The current menu backs that up with dishes like imported Puglia burrata with prosciutto and honey, pappardelle with confit duck ragù, paccheri with black truffle and cacio e pepe, ricotta cavatelli with wagyu oxtail ragù and foie gras, and a Tuscan-rubbed tagliata for two at $99.
That is not an “I’ll just grab a quick bite” lineup; that is a “clear the evening and bring people who appreciate this” lineup. The restaurant is at 1055 Hamburg Turnpike in Wayne and typically serves dinner Wednesday through Sunday, which means weekend tables especially are not hanging around.
Reviews on its own site also single out the chef’s tasting menu, which is useful intel if you are going all in. Viaggio landed on this list because it makes Italian dinner feel indulgent, ambitious, and just scarce enough that booking ahead becomes part of the ritual.
10. Ninety Acres at Pendry Natirar
For pure scenery, this one is hard to beat. Ninety Acres sits on the Natirar property in Peapack-Gladstone, and the setting alone gives the meal a destination feel before the first course arrives.
But it would not stay booked if the food coasted on views, and it clearly does not.
The restaurant’s menus are built around the farm-to-table idea in a way that reads specific rather than generic, with current dishes including ricotta gnudi with nasturtium pesto and preserved lemon, wagyu carpaccio, pork belly with fregola, duck breast with chanterelles and parsnip purée, and Brioche Parker House rolls served with hibiscus butter and sage honey caviar.
This is polished contemporary American cooking, but rooted in the property and the seasons, not in trend-chasing. OpenTable currently lists it in the $50-and-over category and notes that it is among Somerset’s most-booked restaurants, which should surprise exactly no one.

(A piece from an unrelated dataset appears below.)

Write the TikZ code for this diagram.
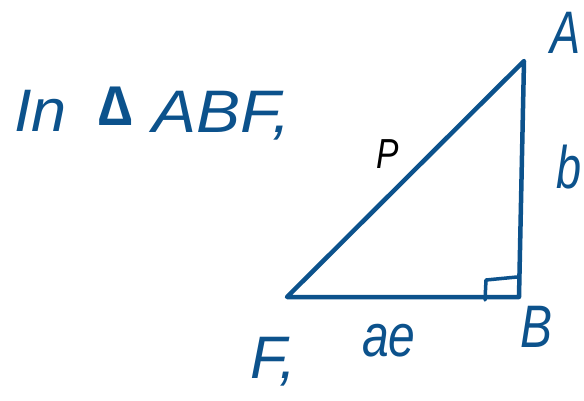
\documentclass[tikz,border=0pt]{standalone}
\usepackage{fontspec}
\setmainfont{Liberation Sans}
\definecolor{ink}{RGB}{12,82,140}
\begin{document}
\begin{tikzpicture}[x=1pt,y=-1pt,
  lbl/.style={text=ink,inner sep=0pt,font=\fontsize{60}{60}\selectfont\itshape},
  side/.style={draw=ink,line width=4.5pt,line cap=round,line join=round}]
\useasboundingbox[fill=white] (0,0) rectangle (584,401);
\coordinate (A) at (524,61);
\coordinate (B) at (519,297);
\coordinate (F) at (287,297);
\coordinate (r1) at (485,300);
\coordinate (r2) at (486,280);
\coordinate (r3) at (517,277);
\draw[side] (F) -- (A) -- (B) -- cycle;
\draw[side,line width=3.5pt] (r1) -- (r2) -- (r3);
\node[lbl,anchor=base west,xscale=1.05] (t1) at (14,132) {In};
\node[lbl,anchor=base west,font=\fontsize{56}{56}\selectfont\bfseries] (t2) at (98,126) {∆};
\node[lbl,anchor=base west,xscale=1.1] (t3) at (152,133) {ABF,};
\node[lbl,anchor=base,text=black,font=\fontsize{42}{42}\selectfont\itshape,xscale=0.8] (lp) at (388,168) {P};
\node[lbl,anchor=base west,xscale=0.75] (la) at (550,54) {A};
\node[lbl,anchor=base west,xscale=0.75] (lb) at (556,189) {b};
\node[lbl,anchor=base west,xscale=0.8] (lB) at (520,347) {B};
\node[lbl,anchor=base west,xscale=1.0] (lf) at (250,378) {F,};
\node[lbl,anchor=base west,xscale=0.8] (lae) at (362,356) {ae};
\end{tikzpicture}
\end{document}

Officially, it is open for dinner Wednesday through Sunday, with reservations for parties up to eight available up to six weeks in advance, and there is a smart/business casual dress code, so maybe skip the “I came straight from the gym” fantasy. The address is 200 Natirar Drive, and the whole experience feels like a special outing rather than just a meal.
Ninety Acres earned this spot because it pairs serious booking demand with the sort of countryside dinner setting people are still thinking about days later.